"""

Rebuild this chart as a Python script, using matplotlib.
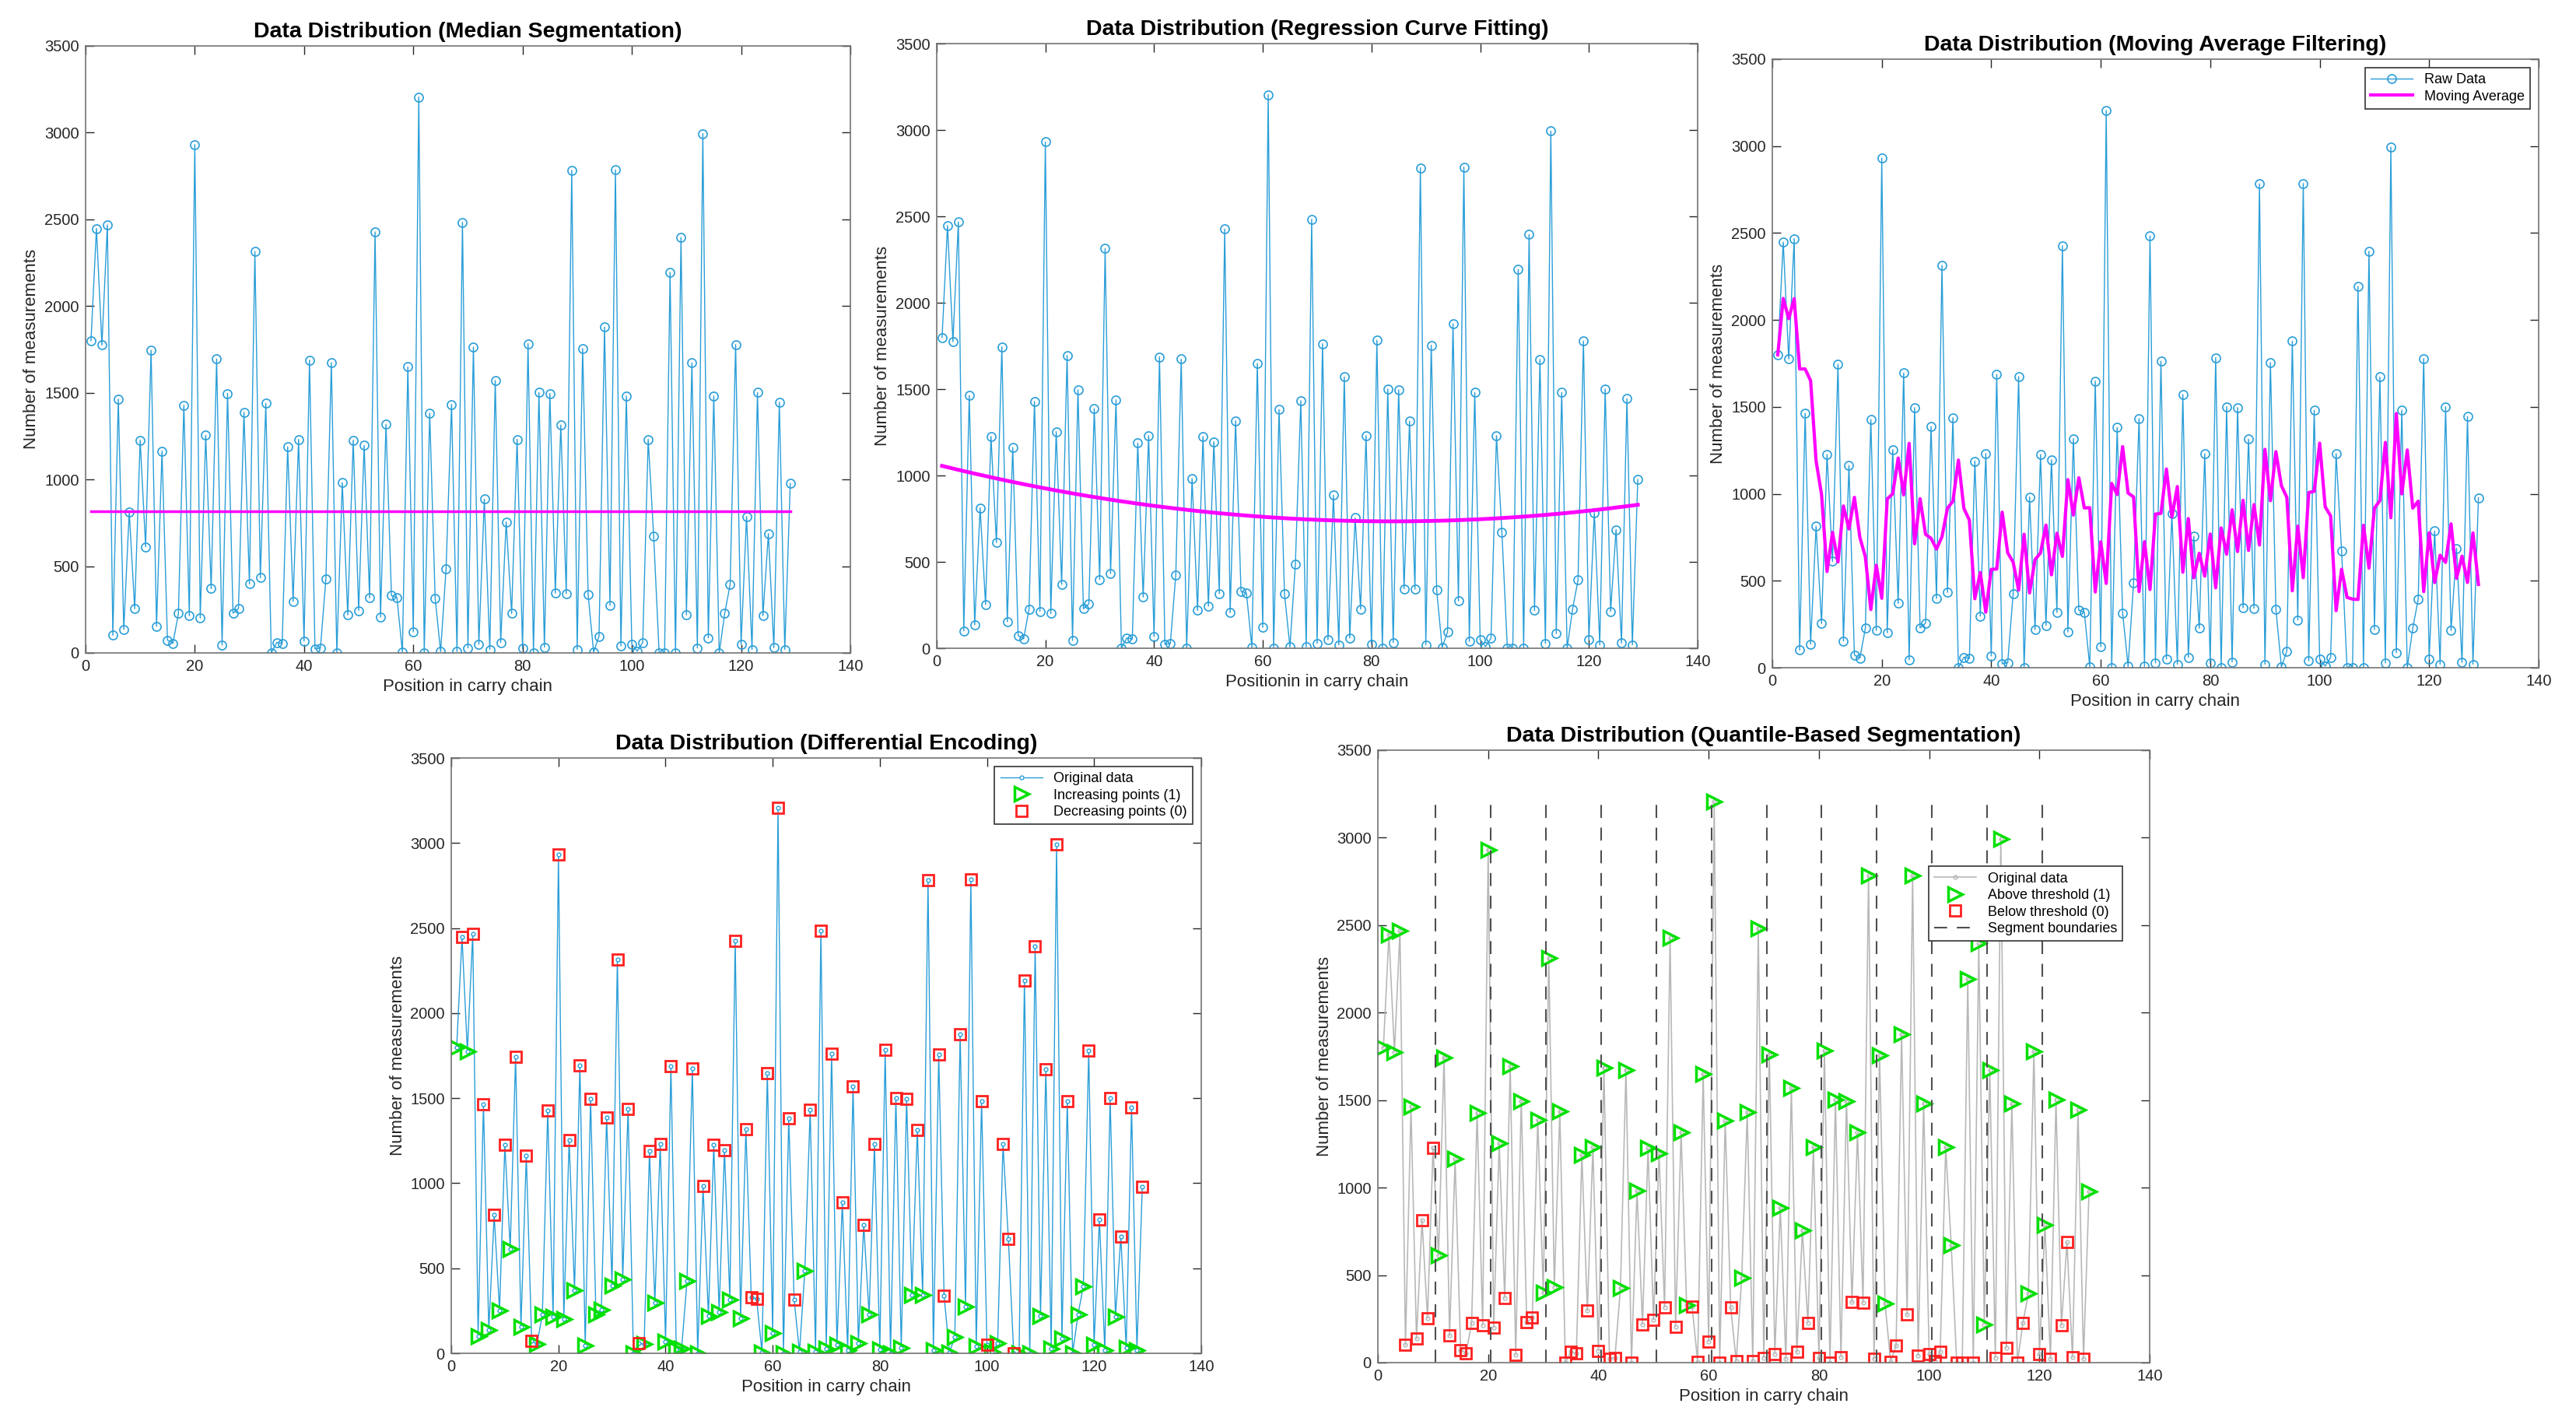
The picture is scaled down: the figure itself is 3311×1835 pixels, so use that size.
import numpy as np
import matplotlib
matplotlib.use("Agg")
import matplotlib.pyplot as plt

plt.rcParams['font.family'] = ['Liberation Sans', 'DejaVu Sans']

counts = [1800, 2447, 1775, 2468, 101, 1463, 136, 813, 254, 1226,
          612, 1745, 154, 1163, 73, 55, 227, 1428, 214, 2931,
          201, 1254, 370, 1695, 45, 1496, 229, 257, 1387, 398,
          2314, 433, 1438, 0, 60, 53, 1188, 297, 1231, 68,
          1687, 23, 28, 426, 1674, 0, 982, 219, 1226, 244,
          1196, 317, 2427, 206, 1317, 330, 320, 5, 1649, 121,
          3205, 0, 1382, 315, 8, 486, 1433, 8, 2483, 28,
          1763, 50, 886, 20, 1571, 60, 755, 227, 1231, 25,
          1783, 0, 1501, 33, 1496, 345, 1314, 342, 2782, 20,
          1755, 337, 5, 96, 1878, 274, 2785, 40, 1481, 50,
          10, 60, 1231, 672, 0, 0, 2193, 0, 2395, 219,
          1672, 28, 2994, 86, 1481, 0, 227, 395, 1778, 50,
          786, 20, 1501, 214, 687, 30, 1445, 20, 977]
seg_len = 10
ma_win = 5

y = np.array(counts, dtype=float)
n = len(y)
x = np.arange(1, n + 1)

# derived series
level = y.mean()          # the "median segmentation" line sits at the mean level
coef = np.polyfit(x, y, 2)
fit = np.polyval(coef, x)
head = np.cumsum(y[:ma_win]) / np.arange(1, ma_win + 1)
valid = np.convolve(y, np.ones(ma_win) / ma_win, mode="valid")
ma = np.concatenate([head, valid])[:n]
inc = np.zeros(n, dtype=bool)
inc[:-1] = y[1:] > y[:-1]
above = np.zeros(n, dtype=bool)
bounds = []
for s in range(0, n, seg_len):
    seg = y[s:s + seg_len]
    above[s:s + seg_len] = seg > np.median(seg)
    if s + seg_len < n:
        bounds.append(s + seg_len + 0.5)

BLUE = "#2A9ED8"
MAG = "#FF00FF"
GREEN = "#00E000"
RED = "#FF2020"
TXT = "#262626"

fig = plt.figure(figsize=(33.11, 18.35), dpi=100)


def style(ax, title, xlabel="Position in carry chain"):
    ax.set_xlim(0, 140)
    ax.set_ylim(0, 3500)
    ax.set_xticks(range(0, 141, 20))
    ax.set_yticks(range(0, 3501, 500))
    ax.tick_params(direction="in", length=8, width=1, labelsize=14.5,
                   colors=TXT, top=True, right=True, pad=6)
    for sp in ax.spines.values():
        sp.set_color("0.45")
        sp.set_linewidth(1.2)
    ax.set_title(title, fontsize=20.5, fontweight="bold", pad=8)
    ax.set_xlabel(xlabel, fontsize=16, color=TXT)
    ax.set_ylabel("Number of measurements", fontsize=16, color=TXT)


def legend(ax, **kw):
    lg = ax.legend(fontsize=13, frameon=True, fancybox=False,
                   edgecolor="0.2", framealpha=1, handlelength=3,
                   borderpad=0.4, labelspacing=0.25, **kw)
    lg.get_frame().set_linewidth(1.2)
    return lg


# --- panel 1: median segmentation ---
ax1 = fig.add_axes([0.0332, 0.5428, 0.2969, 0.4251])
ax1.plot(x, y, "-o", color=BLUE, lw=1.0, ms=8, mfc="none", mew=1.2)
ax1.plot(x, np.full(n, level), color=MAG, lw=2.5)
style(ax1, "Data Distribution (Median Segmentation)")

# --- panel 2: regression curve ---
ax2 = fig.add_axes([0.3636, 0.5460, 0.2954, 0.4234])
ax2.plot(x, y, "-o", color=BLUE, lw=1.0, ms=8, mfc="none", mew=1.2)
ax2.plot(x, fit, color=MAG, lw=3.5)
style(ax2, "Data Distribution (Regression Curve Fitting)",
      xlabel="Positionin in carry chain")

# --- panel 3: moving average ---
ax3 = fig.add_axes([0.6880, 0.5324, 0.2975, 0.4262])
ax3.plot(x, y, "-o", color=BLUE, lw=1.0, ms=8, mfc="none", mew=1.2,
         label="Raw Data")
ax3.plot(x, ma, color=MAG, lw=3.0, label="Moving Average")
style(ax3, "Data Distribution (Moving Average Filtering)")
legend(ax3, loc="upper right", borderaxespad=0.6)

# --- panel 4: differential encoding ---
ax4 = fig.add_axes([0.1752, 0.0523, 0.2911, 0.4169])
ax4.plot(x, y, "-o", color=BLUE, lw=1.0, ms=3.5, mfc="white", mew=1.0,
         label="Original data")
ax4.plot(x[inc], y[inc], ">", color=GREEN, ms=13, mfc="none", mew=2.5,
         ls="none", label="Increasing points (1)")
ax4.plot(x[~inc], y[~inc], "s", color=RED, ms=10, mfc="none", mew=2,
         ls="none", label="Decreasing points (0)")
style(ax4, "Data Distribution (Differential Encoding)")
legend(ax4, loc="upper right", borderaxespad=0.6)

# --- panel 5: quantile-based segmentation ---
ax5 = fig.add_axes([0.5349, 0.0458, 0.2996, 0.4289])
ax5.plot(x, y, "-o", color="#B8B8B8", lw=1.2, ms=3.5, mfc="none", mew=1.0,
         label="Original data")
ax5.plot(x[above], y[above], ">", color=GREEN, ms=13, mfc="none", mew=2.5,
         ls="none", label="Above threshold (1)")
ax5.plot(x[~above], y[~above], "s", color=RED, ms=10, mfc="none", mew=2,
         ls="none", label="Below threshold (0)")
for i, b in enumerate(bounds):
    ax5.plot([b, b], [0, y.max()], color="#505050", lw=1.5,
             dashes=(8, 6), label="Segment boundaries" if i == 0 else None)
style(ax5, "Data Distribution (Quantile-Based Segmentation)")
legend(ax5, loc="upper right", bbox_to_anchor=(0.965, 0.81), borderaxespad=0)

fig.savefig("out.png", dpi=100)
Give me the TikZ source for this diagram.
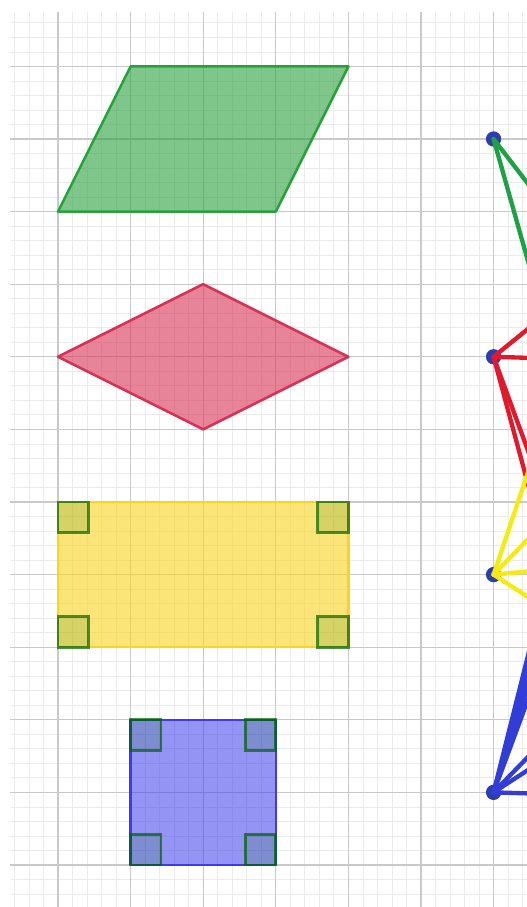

"""

- THE EXERCISE
Nothing but the lines from the one with "The picture is" through the one with "plt.rcParams['font.family'] = ['Liberation" should be retyped; include both and keep them exact.

- EXERCISE RESPONSE
The picture is scaled down: the figure itself is 3311×1835 pixels, so use that size.
import numpy as np
import matplotlib
matplotlib.use("Agg")
import matplotlib.pyplot as plt

plt.rcParams['font.family'] = ['Liberation Sans', 'DejaVu Sans']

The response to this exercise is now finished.